#### [WRITTEN PROBLEM]
Transcribe the material verbatim in full; the pictures do not belong in the copy.

#### [COLLECTED MATERIAL]
________________________
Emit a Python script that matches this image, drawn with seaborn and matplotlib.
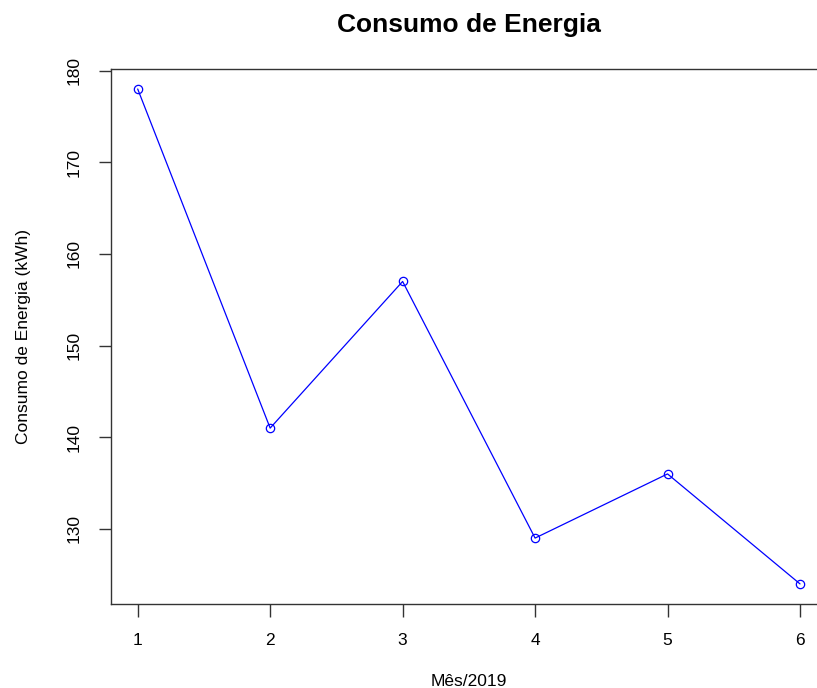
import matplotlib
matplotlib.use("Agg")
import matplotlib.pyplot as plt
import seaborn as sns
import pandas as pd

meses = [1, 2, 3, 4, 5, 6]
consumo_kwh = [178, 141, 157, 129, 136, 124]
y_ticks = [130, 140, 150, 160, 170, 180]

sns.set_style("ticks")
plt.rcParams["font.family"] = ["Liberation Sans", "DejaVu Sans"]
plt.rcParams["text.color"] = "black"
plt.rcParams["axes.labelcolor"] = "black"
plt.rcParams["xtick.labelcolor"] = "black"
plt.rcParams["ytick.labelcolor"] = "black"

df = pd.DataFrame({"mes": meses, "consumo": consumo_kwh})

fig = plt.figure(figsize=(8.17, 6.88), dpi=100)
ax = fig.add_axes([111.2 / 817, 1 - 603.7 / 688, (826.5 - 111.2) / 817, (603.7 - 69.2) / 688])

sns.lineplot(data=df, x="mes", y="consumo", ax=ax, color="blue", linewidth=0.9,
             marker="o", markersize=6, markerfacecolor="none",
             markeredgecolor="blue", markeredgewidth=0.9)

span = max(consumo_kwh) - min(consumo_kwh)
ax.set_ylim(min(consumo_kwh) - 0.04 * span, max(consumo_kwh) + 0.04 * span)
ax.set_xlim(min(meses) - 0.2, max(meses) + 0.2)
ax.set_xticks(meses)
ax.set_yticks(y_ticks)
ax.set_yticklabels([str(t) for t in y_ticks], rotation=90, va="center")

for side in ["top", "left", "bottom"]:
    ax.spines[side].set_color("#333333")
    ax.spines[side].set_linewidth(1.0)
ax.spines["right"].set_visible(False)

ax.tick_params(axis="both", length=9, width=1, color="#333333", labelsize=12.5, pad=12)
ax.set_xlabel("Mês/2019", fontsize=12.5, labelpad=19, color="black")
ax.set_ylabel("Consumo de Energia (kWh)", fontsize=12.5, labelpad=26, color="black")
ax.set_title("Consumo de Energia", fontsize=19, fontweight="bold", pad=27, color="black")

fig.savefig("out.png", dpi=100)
________________________
#### [WRITTEN SOLUTION]
Emit a Python script that matches this image, drawn with seaborn and matplotlib.
import matplotlib
matplotlib.use("Agg")
import matplotlib.pyplot as plt
import seaborn as sns
import pandas as pd

meses = [1, 2, 3, 4, 5, 6]
consumo_kwh = [178, 141, 157, 129, 136, 124]
y_ticks = [130, 140, 150, 160, 170, 180]

sns.set_style("ticks")
plt.rcParams["font.family"] = ["Liberation Sans", "DejaVu Sans"]
plt.rcParams["text.color"] = "black"
plt.rcParams["axes.labelcolor"] = "black"
plt.rcParams["xtick.labelcolor"] = "black"
plt.rcParams["ytick.labelcolor"] = "black"

df = pd.DataFrame({"mes": meses, "consumo": consumo_kwh})

fig = plt.figure(figsize=(8.17, 6.88), dpi=100)
ax = fig.add_axes([111.2 / 817, 1 - 603.7 / 688, (826.5 - 111.2) / 817, (603.7 - 69.2) / 688])

sns.lineplot(data=df, x="mes", y="consumo", ax=ax, color="blue", linewidth=0.9,
             marker="o", markersize=6, markerfacecolor="none",
             markeredgecolor="blue", markeredgewidth=0.9)

span = max(consumo_kwh) - min(consumo_kwh)
ax.set_ylim(min(consumo_kwh) - 0.04 * span, max(consumo_kwh) + 0.04 * span)
ax.set_xlim(min(meses) - 0.2, max(meses) + 0.2)
ax.set_xticks(meses)
ax.set_yticks(y_ticks)
ax.set_yticklabels([str(t) for t in y_ticks], rotation=90, va="center")

for side in ["top", "left", "bottom"]:
    ax.spines[side].set_color("#333333")
    ax.spines[side].set_linewidth(1.0)
ax.spines["right"].set_visible(False)

ax.tick_params(axis="both", length=9, width=1, color="#333333", labelsize=12.5, pad=12)
ax.set_xlabel("Mês/2019", fontsize=12.5, labelpad=19, color="black")
ax.set_ylabel("Consumo de Energia (kWh)", fontsize=12.5, labelpad=26, color="black")
ax.set_title("Consumo de Energia", fontsize=19, fontweight="bold", pad=27, color="black")

fig.savefig("out.png", dpi=100)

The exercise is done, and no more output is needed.